Their ranks include the project’s co-coordinators Seán McElwain (bouzouki), of the band Téada, and Dónal McCague (fiddle), a former TG4 Young Musician of the Year, Eamonn Curran (uilleann pipes), a former member of the group Reel Union, and Brian McGrath (piano, banjo), who has become a fixture in the national Irish music scene, having played and recorded with musicians such as Frankie Gavin, Noel Hill, John Carty, Matt Molloy and Dolores Keane. Much of the material presented here comes from manuscripts by collectors James Whiteside and Bernard Bogue and archival recordings.
One question inevitably associated with historically driven projects is, can you enjoy the CD if you listen to it without knowing the context? The answer is, emphatically, yes: McElwain, McGague, McGrath and the other musicians, some of them of recent generations (Darren Breslin, accordion; Michael Rooney, concertina; Laura Beagon, fiddle; Michael McCague, guitar and bouzouki; and Conor McGague, banjo), bring an engaging freshness and vigor to the Sliabh Beagh tunes, many of which are likely new or unfamiliar to session players. Among the highlight tracks are a pair of flings (“A Traugh Clog Dance/John Joe McElroy’s”), a set of reels (“Miss Mullen/The Green Cockade/Margot Jackson”) and a hornpipe-jigs medley (“Mick Rooney’s/The Monaghan Scutcher/”When You Come Home, You’ll Get It, You’ll Get It” – the latter, of course, easily qualifies for the Best Tune Name category).
The Sliabh Beagh song tradition is represented here, too, with Monica Beagon-Treanor (“My Charming, Edward Boyle”) and Caitríona Sherlock, all of 15 years old at the time of the recording (“The Maid of Sweet Kilmore”).

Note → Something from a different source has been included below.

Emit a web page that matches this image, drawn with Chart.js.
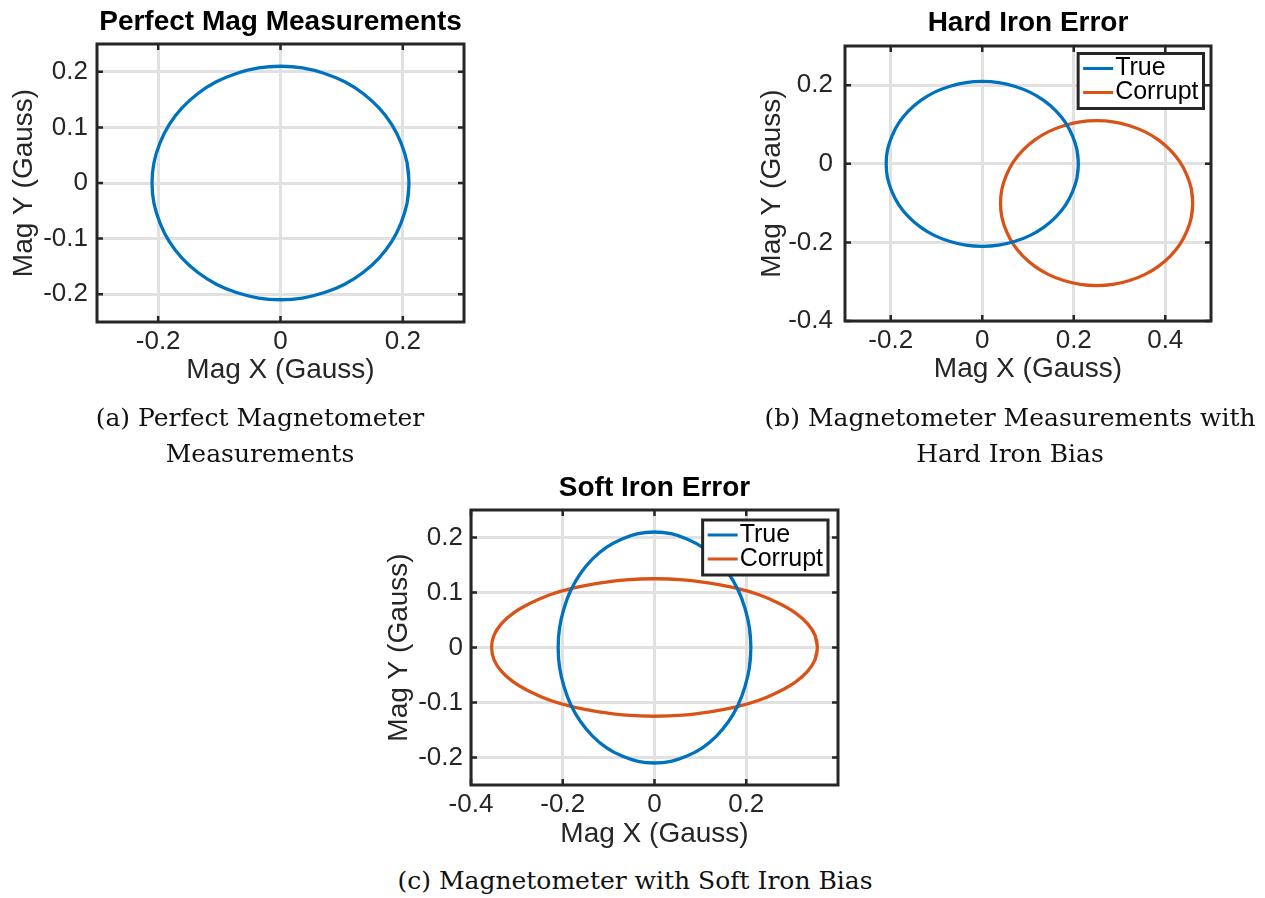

Still, while one can enjoy “Our Dear Dark Mountain” on its own terms, taking time to look through the sleeve notes or browsing the project website [ourdeardarkmountain.com] is enlightening and instructive. However many other dynamics might have affected the region, its people and its customs and traditions, research shows the considerable impact of the 1921 Treaty Boundary Commission and the Public Dance Halls Act. As so often seen before, political decisions – whatever the supposed merits or aims – can have far-reaching, unintended consequences.